Cinta duniawi adalah cobaan bagi manusia, dengannya manusia akan meraih kebahagiaan dan dengannya pula manusia akan mendapat kesengsaraan. Pada bagian ini manusia sulit membedakan antara al-haq dan al-bathil, benar dan salah, fitrah dan nafsu, hidayah dan bisikan syetan; sehingga lahir pepatah love is blind.

Ibnul Qayyim rahimahullah berkata: "Hubungan intim tanpa pernikahan adalah haram dan merusak cinta, malah cinta di antara keduanya akan berakhir dengan sikap saling membenci dan bermusuhan, karena bila keduanya telah merasakan kelezatan dan cita rasa cinta, tidak bisa tidak akan timbul keinginan lain yang belum diperolehnya."

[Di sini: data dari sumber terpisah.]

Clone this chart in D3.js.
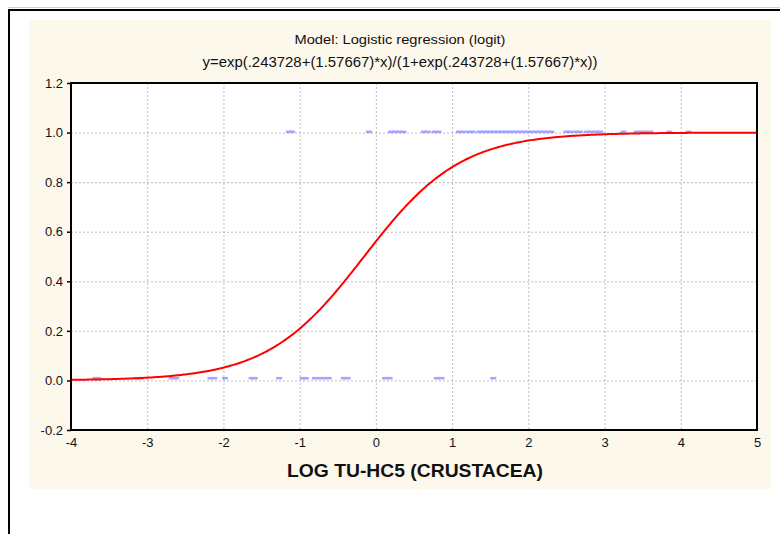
<!DOCTYPE html>
<html>
<head>
  <meta charset="utf-8">
  <script src="https://d3js.org/d3.v7.min.js"></script>
  <style>
    body { margin: 0; background: #fff; }
    text { font-family: "Liberation Sans", Arial, sans-serif; }
  </style>
</head>
<body>
  <svg id="chart"></svg>
  <script>
    var titleLines = ["Model: Logistic regression (logit)",
                      "y=exp(.243728+(1.57667)*x)/(1+exp(.243728+(1.57667)*x))"];
    var xLabel = "LOG TU-HC5 (CRUSTACEA)";
    var intercept = 0.243728;
    var slope = 1.57667;
    var xTicks = [-4, -3, -2, -1, 0, 1, 2, 3, 4, 5];
    var yTicks = [-0.2, 0.0, 0.2, 0.4, 0.6, 0.8, 1.0, 1.2];
    var zeroCases = [-3.68, -3.64, -3.13, -3.09, -2.68, -2.62, -2.17, -2.12, -1.98,
                     -1.63, -1.59, -1.27, -0.96, -0.92, -0.80, -0.74, -0.68, -0.62,
                     -0.42, -0.37, 0.12, 0.18, 0.80, 0.86, 1.54];
    var oneCases = [-1.14, -1.10, -0.09, 0.20, 0.25, 0.30, 0.36, 0.63, 0.68, 0.77, 0.82,
                    1.09, 1.14, 1.22, 1.27, 1.36, 1.40, 1.45, 1.50, 1.55, 1.60, 1.65,
                    1.70, 1.75, 1.80, 1.85, 1.90, 1.95, 2.00, 2.05, 2.10, 2.15, 2.20,
                    2.25, 2.30, 2.50, 2.55, 2.62, 2.68, 2.77, 2.82, 2.88, 2.94, 3.25,
                    3.42, 3.48, 3.53, 3.60, 3.85, 4.10];

    var width = 780, height = 534;
    var svg = d3.select("#chart").attr("width", width).attr("height", height);
    var hyphen = f => (d => f(d).replace("\u2212", "-"));

    // outer frame
    svg.append("line").attr("x1", 8).attr("x2", width).attr("y1", 7.5).attr("y2", 7.5)
       .attr("stroke", "#cfcfcf");
    svg.append("line").attr("x1", 8).attr("x2", width).attr("y1", 10).attr("y2", 10)
       .attr("stroke", "#000").attr("stroke-width", 2);
    svg.append("line").attr("x1", 9).attr("x2", 9).attr("y1", 9).attr("y2", height)
       .attr("stroke", "#000").attr("stroke-width", 2);

    // beige panel
    svg.append("rect").attr("x", 29).attr("y", 20).attr("width", 742).attr("height", 469)
       .attr("fill", "#fdf8ec");

    var x = d3.scaleLinear().domain([-4, 5]).range([71, 757]);
    var y = d3.scaleLinear().domain([-0.2, 1.2]).range([430, 83]);

    svg.append("rect").attr("x", x(-4)).attr("y", y(1.2))
       .attr("width", x(5) - x(-4)).attr("height", y(-0.2) - y(1.2))
       .attr("fill", "#fff");

    // grid
    svg.append("g").selectAll("line").data(xTicks.slice(1, -1)).join("line")
       .attr("x1", d => x(d) + 0.5).attr("x2", d => x(d) + 0.5)
       .attr("y1", y(1.2)).attr("y2", y(-0.2))
       .attr("stroke", "#bdbdbd").attr("stroke-dasharray", "2,2");
    svg.append("g").selectAll("line").data(yTicks.slice(1, -1)).join("line")
       .attr("x1", x(-4)).attr("x2", x(5))
       .attr("y1", d => y(d) + 0.5).attr("y2", d => y(d) + 0.5)
       .attr("stroke", "#bdbdbd").attr("stroke-dasharray", "2,2");

    // axes
    var yAxis = svg.append("g").attr("transform", "translate(" + x(-4) + ",0)")
       .call(d3.axisLeft(y).tickValues(yTicks).tickFormat(hyphen(d3.format(".1f")))
             .tickSize(4).tickPadding(4));
    yAxis.select(".domain").remove();
    yAxis.selectAll("line").attr("stroke", "#000").attr("stroke-width", 1.5);
    yAxis.selectAll("text").attr("font-size", 13).attr("fill", "#111")
       .attr("font-family", "Liberation Sans, Arial, sans-serif");

    var xAxis = svg.append("g").attr("transform", "translate(0," + y(-0.2) + ")")
       .call(d3.axisBottom(x).tickValues(xTicks).tickFormat(hyphen(d3.format("d")))
             .tickSize(0).tickPadding(8));
    xAxis.select(".domain").remove();
    xAxis.selectAll("text").attr("font-size", 13).attr("fill", "#111")
       .attr("font-family", "Liberation Sans, Arial, sans-serif");

    // observed cases
    var pts = svg.append("g").attr("fill", "#8080ff").attr("opacity", 0.7);
    pts.selectAll(".p0").data(zeroCases).join("rect").attr("class", "p0")
       .attr("x", d => x(d) - 3).attr("y", y(0) - 3.5).attr("width", 6).attr("height", 2.5);
    pts.selectAll(".p1").data(oneCases).join("rect").attr("class", "p1")
       .attr("x", d => x(d) - 3).attr("y", y(1) - 2).attr("width", 6).attr("height", 2.5);

    // fitted curve
    var curveX = d3.range(-4, 5.001, 0.02);
    var line = d3.line()
       .x(d => x(d))
       .y(d => y(Math.exp(intercept + slope * d) / (1 + Math.exp(intercept + slope * d))));
    svg.append("path").datum(curveX).attr("d", line)
       .attr("fill", "none").attr("stroke", "#ff0000").attr("stroke-width", 2);

    // plot frame
    svg.append("rect").attr("x", x(-4)).attr("y", y(1.2))
       .attr("width", x(5) - x(-4)).attr("height", y(-0.2) - y(1.2))
       .attr("fill", "none").attr("stroke", "#000").attr("stroke-width", 2);

    // titles
    svg.append("text").attr("x", 400).attr("y", 44).attr("text-anchor", "middle")
       .attr("font-size", 13).attr("fill", "#111")
       .attr("textLength", 211).attr("lengthAdjust", "spacingAndGlyphs")
       .text(titleLines[0]);
    svg.append("text").attr("x", 400).attr("y", 67).attr("text-anchor", "middle")
       .attr("font-size", 14).attr("fill", "#111")
       .attr("textLength", 395).attr("lengthAdjust", "spacingAndGlyphs")
       .text(titleLines[1]);
    svg.append("text").attr("x", 415).attr("y", 477).attr("text-anchor", "middle")
       .attr("font-size", 19).attr("font-weight", "bold").attr("fill", "#111")
       .attr("textLength", 256).attr("lengthAdjust", "spacingAndGlyphs")
       .text(xLabel);
  </script>
</body>
</html>
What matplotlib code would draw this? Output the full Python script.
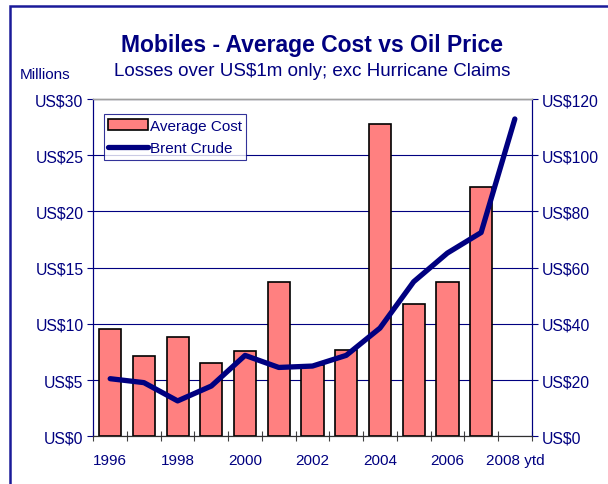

Dari Mu'adz bin Jabal ra, dia berkata, “Aku mendengar Rasulullah Shalallaahu alaihi wasalam bersabda, Allah Tabaraka wa Ta'ala berfirman, "Wajib untuk mendapatkan kecintaan-Ku orang-orang yang saling mencintai karena Aku dan yang saling berkunjung karena Aku dan yang saling berkorban karena Aku." (HR. Ahmad).

REALITA CINTA REMAJA

Realita yang ada pada generasi muda muslim pada masa sekarang ini, secara mayoritas sedang terbuai dengan ribuan jaring kemungkaran modernisasi, seperti perzinaan dengan berbagai modelnya, namun justru ia sering dijadikan standar kemajuan dan globalisasi. Seks yang merupakan fitrah dan karunia Allah Ta'ala berubah fungsi menjadi ajang komoditi mencari keuntungan sebesar mungkin.

Asmara yang bergejolak menuntut keintiman dan kesyahduan, sehingga cinta buta menjadi mahar yang menghalalkan hubungan kelamin kisah kasih dua insan yang berlainan jenis. Untuk itu dalam menghadapi semua ini, hendaklah kita senantiasa berpedoman pada aturan-aturan yang telah ditetapkan oleh Islam, di antaranya adalah:

Menjaga Pandangan Mata: Memelihara mata cukuplah dengan menundukkan pandangan bila ada pria atau wanita yang bukan mahramnya, dan jangan memandangnya berulang-ulang. Menjauhi Pergaulan Bebas; Pergaulan bebas pasti menimbulkan hal-hal negatif yang tidak diinginkan. Hal ini bisa dilihat di barat, yang meng-agungkan kebebasan dalam segala hal, termasuk dalam seks. Allah Ta'ala membuat rambu-rambu pergaulan laki-laki dan wanita yang bukan mahramnya dalam firmanNya: "Dan janganlah kalian mendekati zina, sesungguhnya zina itu suatu perbuatan yang keji dan suatu jalan yang buruk." (Al-Isra': 32).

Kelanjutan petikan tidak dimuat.